→ **EXERCISE MATERIALS**
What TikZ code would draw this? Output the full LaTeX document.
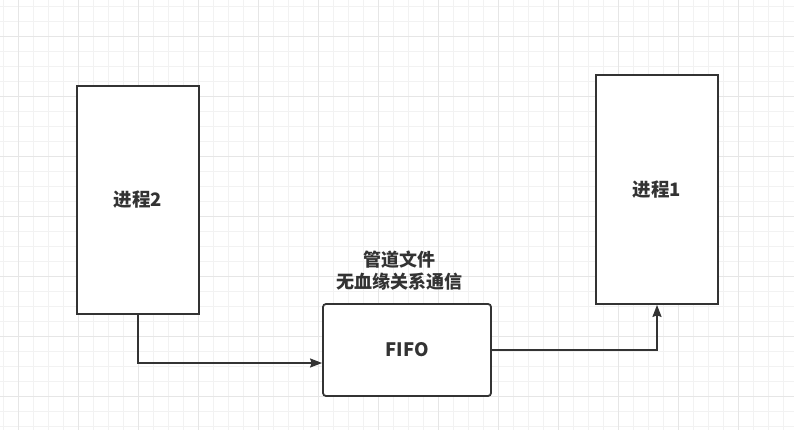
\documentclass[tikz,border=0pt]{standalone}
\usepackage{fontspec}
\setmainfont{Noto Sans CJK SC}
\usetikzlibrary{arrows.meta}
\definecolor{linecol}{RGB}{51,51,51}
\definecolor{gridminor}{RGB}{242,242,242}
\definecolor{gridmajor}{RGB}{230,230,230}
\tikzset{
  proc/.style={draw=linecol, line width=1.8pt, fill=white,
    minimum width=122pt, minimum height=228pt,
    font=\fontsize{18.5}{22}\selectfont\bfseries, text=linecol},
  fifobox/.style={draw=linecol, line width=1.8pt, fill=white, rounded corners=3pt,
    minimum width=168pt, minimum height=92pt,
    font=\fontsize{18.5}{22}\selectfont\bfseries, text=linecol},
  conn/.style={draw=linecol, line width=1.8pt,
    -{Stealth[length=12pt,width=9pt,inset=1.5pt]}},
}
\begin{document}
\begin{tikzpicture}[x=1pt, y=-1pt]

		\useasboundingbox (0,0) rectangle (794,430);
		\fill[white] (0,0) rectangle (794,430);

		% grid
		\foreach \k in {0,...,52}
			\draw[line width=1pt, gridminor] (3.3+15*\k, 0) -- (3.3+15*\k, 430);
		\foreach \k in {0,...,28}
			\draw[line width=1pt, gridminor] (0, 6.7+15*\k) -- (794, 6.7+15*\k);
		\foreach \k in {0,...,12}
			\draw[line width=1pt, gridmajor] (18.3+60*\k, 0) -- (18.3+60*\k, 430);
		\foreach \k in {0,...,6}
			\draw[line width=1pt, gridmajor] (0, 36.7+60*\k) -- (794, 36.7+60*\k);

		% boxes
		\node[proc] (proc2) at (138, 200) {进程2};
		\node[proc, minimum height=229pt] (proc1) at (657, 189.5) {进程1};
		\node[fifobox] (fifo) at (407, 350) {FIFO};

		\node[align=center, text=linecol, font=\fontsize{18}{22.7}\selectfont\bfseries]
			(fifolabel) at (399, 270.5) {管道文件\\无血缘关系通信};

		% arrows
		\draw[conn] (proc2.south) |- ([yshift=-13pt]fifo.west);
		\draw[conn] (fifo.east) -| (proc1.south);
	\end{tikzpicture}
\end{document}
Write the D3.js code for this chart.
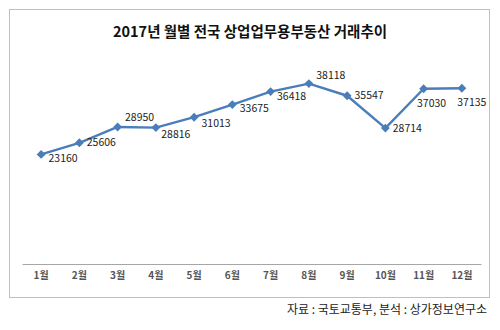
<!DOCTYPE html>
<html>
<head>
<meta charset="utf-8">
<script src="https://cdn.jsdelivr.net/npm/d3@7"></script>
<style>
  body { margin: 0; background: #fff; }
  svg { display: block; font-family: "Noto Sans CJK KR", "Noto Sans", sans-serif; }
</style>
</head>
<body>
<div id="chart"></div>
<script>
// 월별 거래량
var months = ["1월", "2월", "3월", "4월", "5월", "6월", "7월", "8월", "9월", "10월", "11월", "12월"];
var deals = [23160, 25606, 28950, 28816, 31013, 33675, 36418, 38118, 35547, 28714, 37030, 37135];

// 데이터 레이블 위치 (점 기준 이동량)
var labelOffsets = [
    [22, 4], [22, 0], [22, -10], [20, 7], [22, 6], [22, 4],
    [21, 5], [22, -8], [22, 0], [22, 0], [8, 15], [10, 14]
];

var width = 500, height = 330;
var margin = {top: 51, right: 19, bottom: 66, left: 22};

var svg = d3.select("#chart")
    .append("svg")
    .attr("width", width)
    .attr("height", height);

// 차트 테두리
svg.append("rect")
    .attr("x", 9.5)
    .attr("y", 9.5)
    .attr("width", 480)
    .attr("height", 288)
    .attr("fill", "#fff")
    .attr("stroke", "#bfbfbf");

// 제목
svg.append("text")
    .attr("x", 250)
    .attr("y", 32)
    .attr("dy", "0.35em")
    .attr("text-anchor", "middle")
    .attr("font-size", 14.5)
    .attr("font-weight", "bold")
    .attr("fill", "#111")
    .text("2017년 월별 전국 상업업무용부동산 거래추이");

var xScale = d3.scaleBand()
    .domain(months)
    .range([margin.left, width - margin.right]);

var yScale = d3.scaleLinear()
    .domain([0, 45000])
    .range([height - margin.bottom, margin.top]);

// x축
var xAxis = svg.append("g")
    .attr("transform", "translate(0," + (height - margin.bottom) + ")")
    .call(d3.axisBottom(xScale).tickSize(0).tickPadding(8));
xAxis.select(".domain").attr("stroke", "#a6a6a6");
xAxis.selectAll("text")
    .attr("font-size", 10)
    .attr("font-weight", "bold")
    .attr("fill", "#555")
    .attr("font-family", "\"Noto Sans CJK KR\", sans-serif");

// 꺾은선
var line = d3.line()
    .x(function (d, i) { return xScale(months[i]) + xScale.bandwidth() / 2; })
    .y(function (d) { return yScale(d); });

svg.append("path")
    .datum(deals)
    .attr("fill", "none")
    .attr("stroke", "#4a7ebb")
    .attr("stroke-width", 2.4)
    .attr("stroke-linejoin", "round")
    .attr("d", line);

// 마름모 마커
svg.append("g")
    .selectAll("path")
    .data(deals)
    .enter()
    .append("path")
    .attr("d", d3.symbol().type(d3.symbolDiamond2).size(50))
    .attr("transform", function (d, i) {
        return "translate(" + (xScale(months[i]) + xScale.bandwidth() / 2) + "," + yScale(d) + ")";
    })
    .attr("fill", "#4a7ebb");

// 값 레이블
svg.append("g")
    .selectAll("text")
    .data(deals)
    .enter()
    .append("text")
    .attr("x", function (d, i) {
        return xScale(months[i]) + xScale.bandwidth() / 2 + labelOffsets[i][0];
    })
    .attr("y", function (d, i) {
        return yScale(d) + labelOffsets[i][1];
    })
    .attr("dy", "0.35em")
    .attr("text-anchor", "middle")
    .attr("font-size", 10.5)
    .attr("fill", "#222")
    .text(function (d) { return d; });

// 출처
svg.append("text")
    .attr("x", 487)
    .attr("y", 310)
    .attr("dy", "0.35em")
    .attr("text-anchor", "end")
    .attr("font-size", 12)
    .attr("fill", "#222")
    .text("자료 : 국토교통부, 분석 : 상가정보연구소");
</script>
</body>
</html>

→ **TO DO**
Print each of the records above exactly as written, leaving no picture in the copy.

→ **FINAL ANSWER**
What TikZ code would draw this? Output the full LaTeX document.
\documentclass[tikz,border=0pt]{standalone}
\usepackage{fontspec}
\setmainfont{Noto Sans CJK SC}
\usetikzlibrary{arrows.meta}
\definecolor{linecol}{RGB}{51,51,51}
\definecolor{gridminor}{RGB}{242,242,242}
\definecolor{gridmajor}{RGB}{230,230,230}
\tikzset{
  proc/.style={draw=linecol, line width=1.8pt, fill=white,
    minimum width=122pt, minimum height=228pt,
    font=\fontsize{18.5}{22}\selectfont\bfseries, text=linecol},
  fifobox/.style={draw=linecol, line width=1.8pt, fill=white, rounded corners=3pt,
    minimum width=168pt, minimum height=92pt,
    font=\fontsize{18.5}{22}\selectfont\bfseries, text=linecol},
  conn/.style={draw=linecol, line width=1.8pt,
    -{Stealth[length=12pt,width=9pt,inset=1.5pt]}},
}
\begin{document}
\begin{tikzpicture}[x=1pt, y=-1pt]

		\useasboundingbox (0,0) rectangle (794,430);
		\fill[white] (0,0) rectangle (794,430);

		% grid
		\foreach \k in {0,...,52}
			\draw[line width=1pt, gridminor] (3.3+15*\k, 0) -- (3.3+15*\k, 430);
		\foreach \k in {0,...,28}
			\draw[line width=1pt, gridminor] (0, 6.7+15*\k) -- (794, 6.7+15*\k);
		\foreach \k in {0,...,12}
			\draw[line width=1pt, gridmajor] (18.3+60*\k, 0) -- (18.3+60*\k, 430);
		\foreach \k in {0,...,6}
			\draw[line width=1pt, gridmajor] (0, 36.7+60*\k) -- (794, 36.7+60*\k);

		% boxes
		\node[proc] (proc2) at (138, 200) {进程2};
		\node[proc, minimum height=229pt] (proc1) at (657, 189.5) {进程1};
		\node[fifobox] (fifo) at (407, 350) {FIFO};

		\node[align=center, text=linecol, font=\fontsize{18}{22.7}\selectfont\bfseries]
			(fifolabel) at (399, 270.5) {管道文件\\无血缘关系通信};

		% arrows
		\draw[conn] (proc2.south) |- ([yshift=-13pt]fifo.west);
		\draw[conn] (fifo.east) -| (proc1.south);
	\end{tikzpicture}
\end{document}
Write the D3.js code for this chart.
<!DOCTYPE html>
<html>
<head>
<meta charset="utf-8">
<script src="https://cdn.jsdelivr.net/npm/d3@7"></script>
<style>
  body { margin: 0; background: #fff; }
  svg { display: block; font-family: "Noto Sans CJK KR", "Noto Sans", sans-serif; }
</style>
</head>
<body>
<div id="chart"></div>
<script>
// 월별 거래량
var months = ["1월", "2월", "3월", "4월", "5월", "6월", "7월", "8월", "9월", "10월", "11월", "12월"];
var deals = [23160, 25606, 28950, 28816, 31013, 33675, 36418, 38118, 35547, 28714, 37030, 37135];

// 데이터 레이블 위치 (점 기준 이동량)
var labelOffsets = [
    [22, 4], [22, 0], [22, -10], [20, 7], [22, 6], [22, 4],
    [21, 5], [22, -8], [22, 0], [22, 0], [8, 15], [10, 14]
];

var width = 500, height = 330;
var margin = {top: 51, right: 19, bottom: 66, left: 22};

var svg = d3.select("#chart")
    .append("svg")
    .attr("width", width)
    .attr("height", height);

// 차트 테두리
svg.append("rect")
    .attr("x", 9.5)
    .attr("y", 9.5)
    .attr("width", 480)
    .attr("height", 288)
    .attr("fill", "#fff")
    .attr("stroke", "#bfbfbf");

// 제목
svg.append("text")
    .attr("x", 250)
    .attr("y", 32)
    .attr("dy", "0.35em")
    .attr("text-anchor", "middle")
    .attr("font-size", 14.5)
    .attr("font-weight", "bold")
    .attr("fill", "#111")
    .text("2017년 월별 전국 상업업무용부동산 거래추이");

var xScale = d3.scaleBand()
    .domain(months)
    .range([margin.left, width - margin.right]);

var yScale = d3.scaleLinear()
    .domain([0, 45000])
    .range([height - margin.bottom, margin.top]);

// x축
var xAxis = svg.append("g")
    .attr("transform", "translate(0," + (height - margin.bottom) + ")")
    .call(d3.axisBottom(xScale).tickSize(0).tickPadding(8));
xAxis.select(".domain").attr("stroke", "#a6a6a6");
xAxis.selectAll("text")
    .attr("font-size", 10)
    .attr("font-weight", "bold")
    .attr("fill", "#555")
    .attr("font-family", "\"Noto Sans CJK KR\", sans-serif");

// 꺾은선
var line = d3.line()
    .x(function (d, i) { return xScale(months[i]) + xScale.bandwidth() / 2; })
    .y(function (d) { return yScale(d); });

svg.append("path")
    .datum(deals)
    .attr("fill", "none")
    .attr("stroke", "#4a7ebb")
    .attr("stroke-width", 2.4)
    .attr("stroke-linejoin", "round")
    .attr("d", line);

// 마름모 마커
svg.append("g")
    .selectAll("path")
    .data(deals)
    .enter()
    .append("path")
    .attr("d", d3.symbol().type(d3.symbolDiamond2).size(50))
    .attr("transform", function (d, i) {
        return "translate(" + (xScale(months[i]) + xScale.bandwidth() / 2) + "," + yScale(d) + ")";
    })
    .attr("fill", "#4a7ebb");

// 값 레이블
svg.append("g")
    .selectAll("text")
    .data(deals)
    .enter()
    .append("text")
    .attr("x", function (d, i) {
        return xScale(months[i]) + xScale.bandwidth() / 2 + labelOffsets[i][0];
    })
    .attr("y", function (d, i) {
        return yScale(d) + labelOffsets[i][1];
    })
    .attr("dy", "0.35em")
    .attr("text-anchor", "middle")
    .attr("font-size", 10.5)
    .attr("fill", "#222")
    .text(function (d) { return d; });

// 출처
svg.append("text")
    .attr("x", 487)
    .attr("y", 310)
    .attr("dy", "0.35em")
    .attr("text-anchor", "end")
    .attr("font-size", 12)
    .attr("fill", "#222")
    .text("자료 : 국토교통부, 분석 : 상가정보연구소");
</script>
</body>
</html>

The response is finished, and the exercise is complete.